Born and educated in Liverpool, Charles joined the company in 1993 and became a Director in 1999. He still lives in Merseyside and is closely involved with the local community.
What’s the overall philosophy of the Craven Group?
“Top quality at a fair price… I want us to be known as ‘the best’, where you come when only the best will do. Everyone here is told to always try their very hardest and to treat each deceased person as though it were their own mum. My predecessors at Craven built a strong business base through reputation and it is my job to protect and enhance that.”
Describe the Craven service to a potential customer
“Traditional standards and values that ensure you’ll be treated as a respected customer by a team of staff which appreciates that you chose us – so we’re always grateful that you gave us the opportunity to help and serve you.”
How do you help customers through this difficult time?
“By really listening to what they want and offering suggestions and guidance based upon a combination of their request and our vast experience.”
What makes Craven different?
“It’s unusual these days that the man with his name above the door (that’s me!) is still here and working and seeing clients on a daily basis.”
Why has Craven proved so successful over the years?
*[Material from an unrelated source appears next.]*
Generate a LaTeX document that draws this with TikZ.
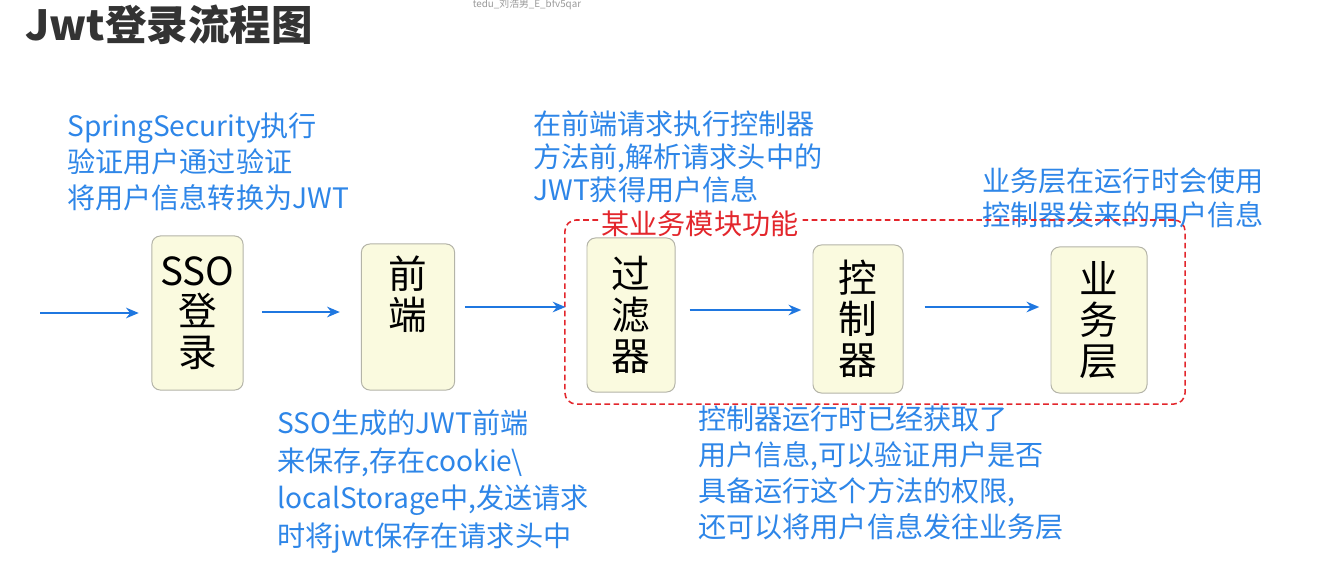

“Because we try so hard. Because we charge appropriately. Because we invest a lot of money to maintain our standards. And because our staff members are so good.”
What are the main rewards of your role?
“My satisfaction comes from doing my best then seeing a job well done and being thanked by the clients. We spend our days helping people who are in a trying and stressful time and it is heart-warming to see that we relieve some of that burden.”
What attributes do you need to be a funeral director?
“Patience, tact, diplomacy, the ability to read people and their moods, an understanding of how grief manifests itself, excellent self presentation. It helps to have suffered a bereavement too…”
What will your own funeral be like?
“A mass in Old Swan then cremation at Springwood followed by a bloody good party for anyone who can be bothered to show up. I want my ashes to be scattered to the wind off the eastern summit of Suilven in Inverpolly, Scotland. That’ll be a hell of a day for someone. And they have to walk me up, no helicopters allowed!”